● Objective
Among the entries below, which lines run from the line with "Recreate this image" through the line with "Serif', 'Times New"? Retype those, both ends included, exactly and without pictures.

★ ★ ★

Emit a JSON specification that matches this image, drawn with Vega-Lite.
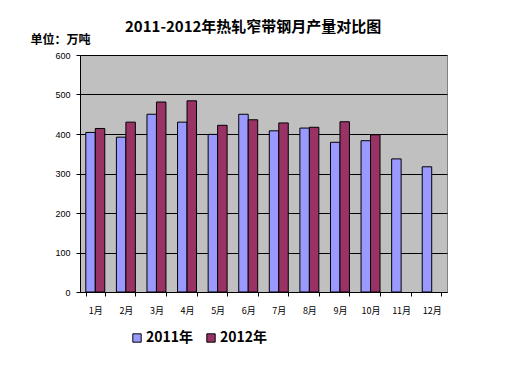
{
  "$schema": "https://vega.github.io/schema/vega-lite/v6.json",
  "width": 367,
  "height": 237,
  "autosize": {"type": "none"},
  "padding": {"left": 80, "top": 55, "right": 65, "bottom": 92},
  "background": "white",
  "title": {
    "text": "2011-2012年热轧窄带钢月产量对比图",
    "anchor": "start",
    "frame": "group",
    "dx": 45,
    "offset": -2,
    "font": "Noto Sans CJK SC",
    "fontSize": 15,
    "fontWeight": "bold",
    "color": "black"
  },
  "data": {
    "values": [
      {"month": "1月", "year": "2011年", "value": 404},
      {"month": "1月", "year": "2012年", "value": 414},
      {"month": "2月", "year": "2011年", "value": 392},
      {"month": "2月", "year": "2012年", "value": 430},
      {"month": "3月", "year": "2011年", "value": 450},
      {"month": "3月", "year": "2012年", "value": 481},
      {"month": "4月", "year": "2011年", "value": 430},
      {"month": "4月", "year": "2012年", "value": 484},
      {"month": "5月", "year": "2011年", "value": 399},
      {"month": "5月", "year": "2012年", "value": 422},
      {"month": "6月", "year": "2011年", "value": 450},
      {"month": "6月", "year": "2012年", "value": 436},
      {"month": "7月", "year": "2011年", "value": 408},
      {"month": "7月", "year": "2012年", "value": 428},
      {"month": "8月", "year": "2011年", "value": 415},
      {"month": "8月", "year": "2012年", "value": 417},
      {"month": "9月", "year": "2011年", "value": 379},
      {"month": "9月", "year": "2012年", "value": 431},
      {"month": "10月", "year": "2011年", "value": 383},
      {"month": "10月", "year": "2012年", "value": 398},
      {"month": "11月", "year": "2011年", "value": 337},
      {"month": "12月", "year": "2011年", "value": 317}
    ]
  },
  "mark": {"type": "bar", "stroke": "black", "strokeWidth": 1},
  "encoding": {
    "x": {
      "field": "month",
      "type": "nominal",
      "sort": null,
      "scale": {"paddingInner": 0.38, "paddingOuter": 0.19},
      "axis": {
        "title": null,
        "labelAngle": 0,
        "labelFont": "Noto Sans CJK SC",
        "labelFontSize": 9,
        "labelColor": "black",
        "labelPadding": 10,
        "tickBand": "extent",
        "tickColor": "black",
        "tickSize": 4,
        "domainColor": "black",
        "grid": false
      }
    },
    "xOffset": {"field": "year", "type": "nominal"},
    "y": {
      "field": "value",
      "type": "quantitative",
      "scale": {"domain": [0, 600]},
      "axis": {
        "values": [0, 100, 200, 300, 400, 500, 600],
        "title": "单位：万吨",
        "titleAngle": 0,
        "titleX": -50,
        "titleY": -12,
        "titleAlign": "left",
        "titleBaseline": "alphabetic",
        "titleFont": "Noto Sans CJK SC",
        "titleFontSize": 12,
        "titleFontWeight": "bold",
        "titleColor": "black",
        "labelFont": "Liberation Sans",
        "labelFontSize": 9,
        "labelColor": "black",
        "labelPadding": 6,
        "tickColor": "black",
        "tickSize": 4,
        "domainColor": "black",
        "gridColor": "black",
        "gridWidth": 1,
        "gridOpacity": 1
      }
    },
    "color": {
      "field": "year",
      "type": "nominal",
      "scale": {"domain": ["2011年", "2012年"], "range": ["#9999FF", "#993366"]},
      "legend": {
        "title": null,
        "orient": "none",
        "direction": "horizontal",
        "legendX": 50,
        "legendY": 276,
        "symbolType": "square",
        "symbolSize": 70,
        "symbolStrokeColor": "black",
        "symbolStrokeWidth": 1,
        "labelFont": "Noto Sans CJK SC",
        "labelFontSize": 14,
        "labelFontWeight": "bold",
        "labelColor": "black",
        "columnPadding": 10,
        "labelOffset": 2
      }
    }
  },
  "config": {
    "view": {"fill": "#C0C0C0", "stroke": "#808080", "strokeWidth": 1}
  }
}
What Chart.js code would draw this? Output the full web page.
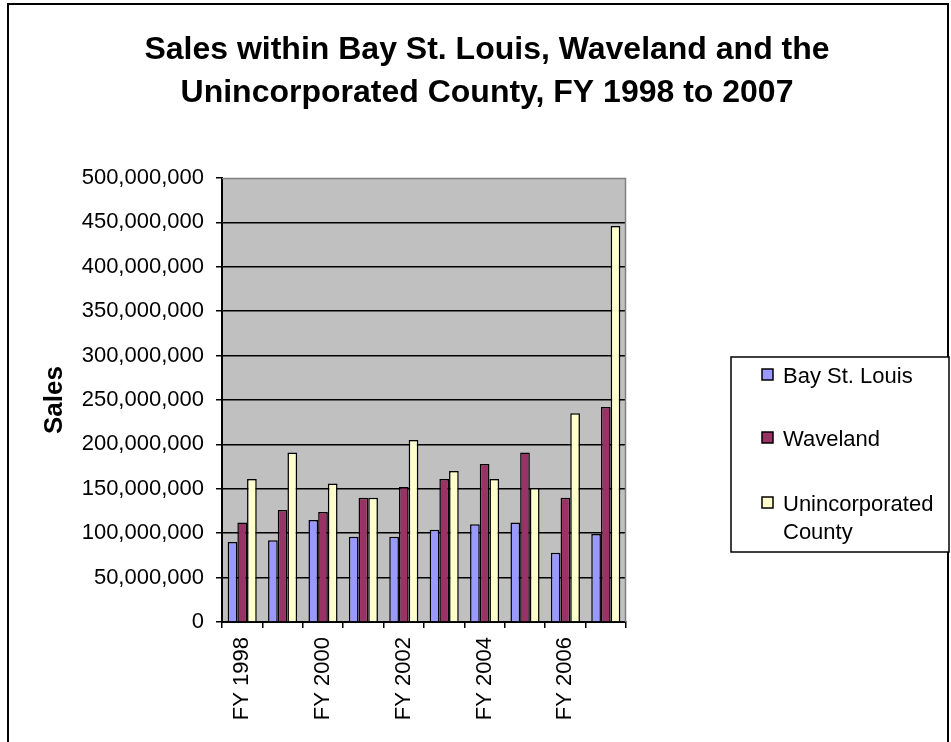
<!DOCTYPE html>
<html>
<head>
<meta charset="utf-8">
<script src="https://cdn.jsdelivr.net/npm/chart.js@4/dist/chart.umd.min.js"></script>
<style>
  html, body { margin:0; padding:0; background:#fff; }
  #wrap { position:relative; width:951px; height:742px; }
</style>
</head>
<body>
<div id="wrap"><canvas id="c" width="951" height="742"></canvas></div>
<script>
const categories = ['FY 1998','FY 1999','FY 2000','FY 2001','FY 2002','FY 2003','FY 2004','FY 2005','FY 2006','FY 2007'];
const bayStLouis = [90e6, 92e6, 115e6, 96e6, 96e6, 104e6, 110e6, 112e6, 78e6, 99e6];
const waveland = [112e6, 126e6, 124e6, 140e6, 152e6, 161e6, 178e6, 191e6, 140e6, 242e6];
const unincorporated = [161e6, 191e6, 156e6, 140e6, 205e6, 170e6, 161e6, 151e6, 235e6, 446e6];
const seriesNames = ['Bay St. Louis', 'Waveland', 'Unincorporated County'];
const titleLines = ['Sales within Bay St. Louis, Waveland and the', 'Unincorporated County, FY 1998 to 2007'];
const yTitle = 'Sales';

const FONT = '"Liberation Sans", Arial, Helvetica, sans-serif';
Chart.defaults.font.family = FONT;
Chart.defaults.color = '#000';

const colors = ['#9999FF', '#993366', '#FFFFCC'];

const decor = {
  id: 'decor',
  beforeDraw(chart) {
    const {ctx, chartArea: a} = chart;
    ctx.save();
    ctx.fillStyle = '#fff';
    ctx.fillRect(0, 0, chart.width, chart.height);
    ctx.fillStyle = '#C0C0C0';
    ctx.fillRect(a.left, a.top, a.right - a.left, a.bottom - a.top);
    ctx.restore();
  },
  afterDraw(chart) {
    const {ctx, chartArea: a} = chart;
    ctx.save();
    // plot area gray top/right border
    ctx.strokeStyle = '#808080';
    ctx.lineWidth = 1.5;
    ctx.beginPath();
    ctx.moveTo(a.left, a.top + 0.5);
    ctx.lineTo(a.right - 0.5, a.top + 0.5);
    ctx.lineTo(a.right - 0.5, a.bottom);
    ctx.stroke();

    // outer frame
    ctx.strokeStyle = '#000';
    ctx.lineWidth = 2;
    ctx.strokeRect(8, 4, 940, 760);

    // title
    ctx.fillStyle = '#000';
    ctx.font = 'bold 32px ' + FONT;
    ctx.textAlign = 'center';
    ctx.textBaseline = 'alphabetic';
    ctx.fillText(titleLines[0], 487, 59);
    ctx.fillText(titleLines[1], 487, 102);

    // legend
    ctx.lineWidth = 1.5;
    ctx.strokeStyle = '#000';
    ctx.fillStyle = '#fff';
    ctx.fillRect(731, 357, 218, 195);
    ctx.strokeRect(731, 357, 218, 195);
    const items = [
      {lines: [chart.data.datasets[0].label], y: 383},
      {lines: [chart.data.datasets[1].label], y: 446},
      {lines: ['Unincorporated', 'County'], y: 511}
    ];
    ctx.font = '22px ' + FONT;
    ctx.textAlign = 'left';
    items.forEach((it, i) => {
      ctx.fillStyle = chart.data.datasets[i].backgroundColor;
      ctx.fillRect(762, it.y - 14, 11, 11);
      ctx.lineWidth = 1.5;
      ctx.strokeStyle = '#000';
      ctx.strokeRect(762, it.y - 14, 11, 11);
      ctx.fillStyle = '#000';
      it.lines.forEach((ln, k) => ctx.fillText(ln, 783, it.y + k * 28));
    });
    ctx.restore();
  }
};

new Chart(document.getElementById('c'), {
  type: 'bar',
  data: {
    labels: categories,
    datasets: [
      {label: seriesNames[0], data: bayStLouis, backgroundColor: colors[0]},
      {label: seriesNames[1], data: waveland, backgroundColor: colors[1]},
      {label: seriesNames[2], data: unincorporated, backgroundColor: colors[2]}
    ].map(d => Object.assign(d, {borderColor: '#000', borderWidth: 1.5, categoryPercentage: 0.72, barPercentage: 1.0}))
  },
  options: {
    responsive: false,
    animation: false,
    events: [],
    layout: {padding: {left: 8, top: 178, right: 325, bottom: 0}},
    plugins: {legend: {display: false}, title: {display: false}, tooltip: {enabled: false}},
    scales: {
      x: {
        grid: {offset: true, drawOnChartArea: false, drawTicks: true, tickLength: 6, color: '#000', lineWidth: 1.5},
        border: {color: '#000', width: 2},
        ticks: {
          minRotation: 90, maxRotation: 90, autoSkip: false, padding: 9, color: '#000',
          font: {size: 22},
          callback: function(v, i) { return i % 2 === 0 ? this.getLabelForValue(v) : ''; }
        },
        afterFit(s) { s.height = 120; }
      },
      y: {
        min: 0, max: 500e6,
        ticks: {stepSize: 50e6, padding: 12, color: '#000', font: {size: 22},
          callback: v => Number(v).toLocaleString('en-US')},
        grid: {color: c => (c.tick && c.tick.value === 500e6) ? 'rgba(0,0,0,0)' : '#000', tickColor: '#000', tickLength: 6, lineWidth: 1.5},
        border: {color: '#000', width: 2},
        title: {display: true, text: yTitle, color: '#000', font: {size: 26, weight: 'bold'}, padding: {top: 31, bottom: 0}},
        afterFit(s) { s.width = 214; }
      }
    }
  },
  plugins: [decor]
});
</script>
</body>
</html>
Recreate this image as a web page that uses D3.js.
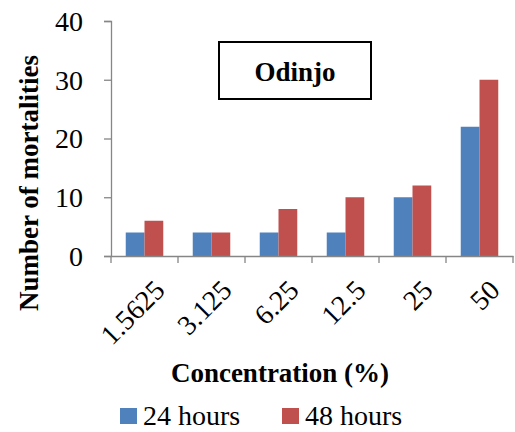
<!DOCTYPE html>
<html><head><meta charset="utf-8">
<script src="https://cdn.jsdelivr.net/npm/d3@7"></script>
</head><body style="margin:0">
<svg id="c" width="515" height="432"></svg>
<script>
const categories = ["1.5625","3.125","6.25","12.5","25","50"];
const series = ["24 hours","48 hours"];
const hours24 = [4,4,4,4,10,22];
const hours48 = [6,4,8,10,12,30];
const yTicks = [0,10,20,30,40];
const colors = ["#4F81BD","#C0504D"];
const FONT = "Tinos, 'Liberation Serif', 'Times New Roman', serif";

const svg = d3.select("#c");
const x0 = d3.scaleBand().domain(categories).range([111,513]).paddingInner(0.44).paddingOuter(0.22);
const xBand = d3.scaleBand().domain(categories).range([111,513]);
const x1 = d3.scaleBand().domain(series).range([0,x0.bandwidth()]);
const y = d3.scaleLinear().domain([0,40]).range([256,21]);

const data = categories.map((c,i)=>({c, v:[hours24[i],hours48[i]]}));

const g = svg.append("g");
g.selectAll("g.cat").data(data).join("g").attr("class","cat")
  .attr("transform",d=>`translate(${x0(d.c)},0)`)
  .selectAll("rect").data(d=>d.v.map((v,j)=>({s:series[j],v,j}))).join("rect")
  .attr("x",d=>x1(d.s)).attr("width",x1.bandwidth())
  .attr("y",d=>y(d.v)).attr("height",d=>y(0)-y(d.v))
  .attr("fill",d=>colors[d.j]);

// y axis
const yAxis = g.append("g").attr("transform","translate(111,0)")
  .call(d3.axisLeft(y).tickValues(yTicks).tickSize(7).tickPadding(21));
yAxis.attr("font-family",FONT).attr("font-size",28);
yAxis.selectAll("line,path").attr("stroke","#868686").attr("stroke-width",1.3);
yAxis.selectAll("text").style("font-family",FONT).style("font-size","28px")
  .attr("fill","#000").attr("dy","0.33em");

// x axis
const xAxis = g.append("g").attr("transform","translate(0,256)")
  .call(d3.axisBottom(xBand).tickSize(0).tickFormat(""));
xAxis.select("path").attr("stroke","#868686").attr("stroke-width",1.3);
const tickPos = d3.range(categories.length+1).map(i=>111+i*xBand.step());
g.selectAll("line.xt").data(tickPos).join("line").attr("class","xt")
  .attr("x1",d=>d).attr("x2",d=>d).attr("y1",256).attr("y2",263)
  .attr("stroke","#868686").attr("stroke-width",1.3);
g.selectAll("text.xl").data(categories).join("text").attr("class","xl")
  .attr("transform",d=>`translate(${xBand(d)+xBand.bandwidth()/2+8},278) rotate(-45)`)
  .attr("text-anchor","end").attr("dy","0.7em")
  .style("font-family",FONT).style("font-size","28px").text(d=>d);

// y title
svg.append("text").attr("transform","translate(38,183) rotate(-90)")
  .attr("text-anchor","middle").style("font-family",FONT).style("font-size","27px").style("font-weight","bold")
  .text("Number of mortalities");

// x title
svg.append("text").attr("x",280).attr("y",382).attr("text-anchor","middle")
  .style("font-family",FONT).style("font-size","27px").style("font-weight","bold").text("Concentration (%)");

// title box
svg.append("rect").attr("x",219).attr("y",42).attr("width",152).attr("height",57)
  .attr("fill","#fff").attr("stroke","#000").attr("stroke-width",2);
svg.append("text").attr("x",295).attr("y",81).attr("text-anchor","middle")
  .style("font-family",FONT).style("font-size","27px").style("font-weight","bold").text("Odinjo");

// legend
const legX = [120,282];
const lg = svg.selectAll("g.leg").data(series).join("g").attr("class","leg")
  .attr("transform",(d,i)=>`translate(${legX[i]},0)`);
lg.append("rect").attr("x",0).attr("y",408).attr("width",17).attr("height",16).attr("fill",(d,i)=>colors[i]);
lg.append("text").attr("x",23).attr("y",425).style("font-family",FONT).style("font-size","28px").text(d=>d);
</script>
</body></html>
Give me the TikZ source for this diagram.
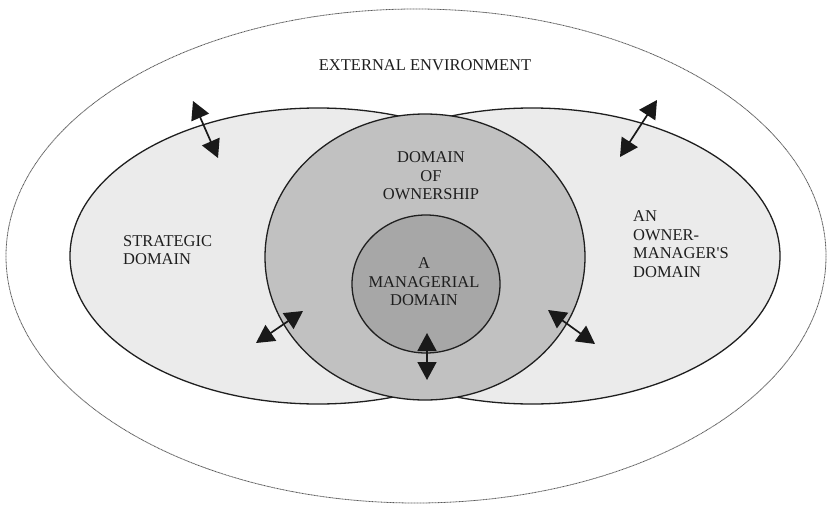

★ ★ ★

● Solution to the exercise
Recreate this image as a web page that uses D3.js.
<!DOCTYPE html>
<html><head><meta charset="utf-8">
<script src="https://cdn.jsdelivr.net/npm/d3@7"></script>
</head><body style="margin:0">
<svg id="c" width="515" height="432"></svg>
<script>
const categories = ["1.5625","3.125","6.25","12.5","25","50"];
const series = ["24 hours","48 hours"];
const hours24 = [4,4,4,4,10,22];
const hours48 = [6,4,8,10,12,30];
const yTicks = [0,10,20,30,40];
const colors = ["#4F81BD","#C0504D"];
const FONT = "Tinos, 'Liberation Serif', 'Times New Roman', serif";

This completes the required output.